Minimal bison/flex-generated code has memory leak

2019-08-01 03:53发布

问题:

In debugging a memory leak on a large project, I found that the source of the leak seemed to be some flex/bison-generated code. I was able to recreate the leak with the following minimal example consisting of two files, sand.l and sand.y:

in sand.l:

%{
#include <stdlib.h>
#include "sand.tab.h"
%}

%%
[0-9]+ { return INT; }
. ;
%%

in sand.y:

%{
#include <stdio.h>
#include <stdlib.h>

int yylex();
int yyparse();
FILE* yyin;

void yyerror(const char* s);
%}

%token INT

%%
program:
       program INT { puts("Found integer"); }
       | 
       ;
%%

int main(int argc, char* argv[]) {
    yyin = stdin;
    do {
        yyparse();
    } while (!feof(yyin));
    return 0;
}

void yyerror(const char* s) {
    puts(s);
}

The code was compiled with

$ bison -d sand.y
$ flex sand.l
$ gcc -g lex.yy.c sand.tab.c -o main -lfl

Running the program with valgrind gave the following error:

8 bytes in 1 blocks are still reachable in loss record 1 of 3
at 0x4C2AC3D: malloc (vg_replace_malloc.c:299)
by 0x40260F: yyalloc (lex.yy.c:1723)
by 0x402126: yyensure_buffer_stack (lex.yy.c:1423)
by 0x400B89: yylex (lex.yy.c:669)
by 0x402975: yyparse (sand.tab.c:1114)
by 0x402EC4: main (sand.y:24)

64 bytes in 1 blocks are still reachable in loss record 2 of 3
at 0x4C2AC3D: malloc (vg_replace_malloc.c:299)
by 0x40260F: yyalloc (lex.yy.c:1723)
by 0x401CBF: yy_create_buffer (lex.yy.c:1258)
by 0x400BB3: yylex (lex.yy.c:671)
by 0x402975: yyparse (sand.tab.c:1114)
by 0x402EC4: main (sand.y:24)

16,386 bytes in 1 blocks are still reachable in loss record 3 of 3
at 0x4C2AC3D: malloc (vg_replace_malloc.c:299)
by 0x40260F: yyalloc (lex.yy.c:1723)
by 0x401CF6: yy_create_buffer (lex.yy.c:1267)
by 0x400BB3: yylex (lex.yy.c:671)
by 0x402975: yyparse (sand.tab.c:1114)
by 0x402EC4: main (sand.y:24)

It seems that bison and/or flex is holding on to a substantial amount of memory. Is there anyway to force them to free it?

回答1:

The default flex skeleton allocates an input buffer and a small buffer stack, which it never frees. You could free the input buffer manually with yy_delete_buffer(YY_CURRENT_BUFFER); but there is no way to delete the buffer stack. (It's only 8 bytes in your application, so it's not a disaster.)
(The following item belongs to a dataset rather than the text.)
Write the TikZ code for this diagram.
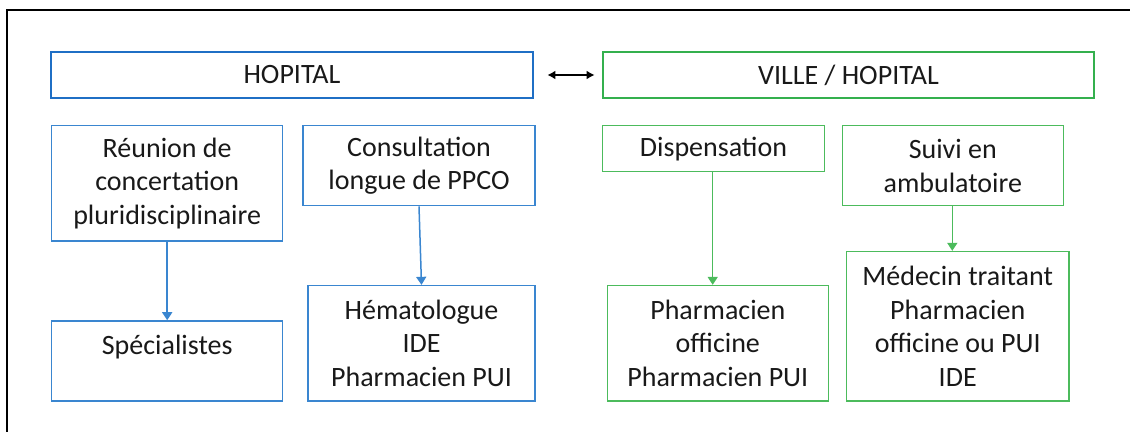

If you want to write a clean application, you should generate a reentrant scanner, which puts all persistent data into a scanner context object. Your code must allocate and free this object, and freeing it will free all memory allocations. (You might also want to generate a pure parser, which works roughly the same way.)

However, the reentrant scanner has a very different API, so you will need to get your parser to pass through the scanner context object. If you use a reentrant (pure) parser as well, you'll need to modify your scanner actions because with the reentrant parser, yylval is a YYSTYPE* instead of YYSTYPE.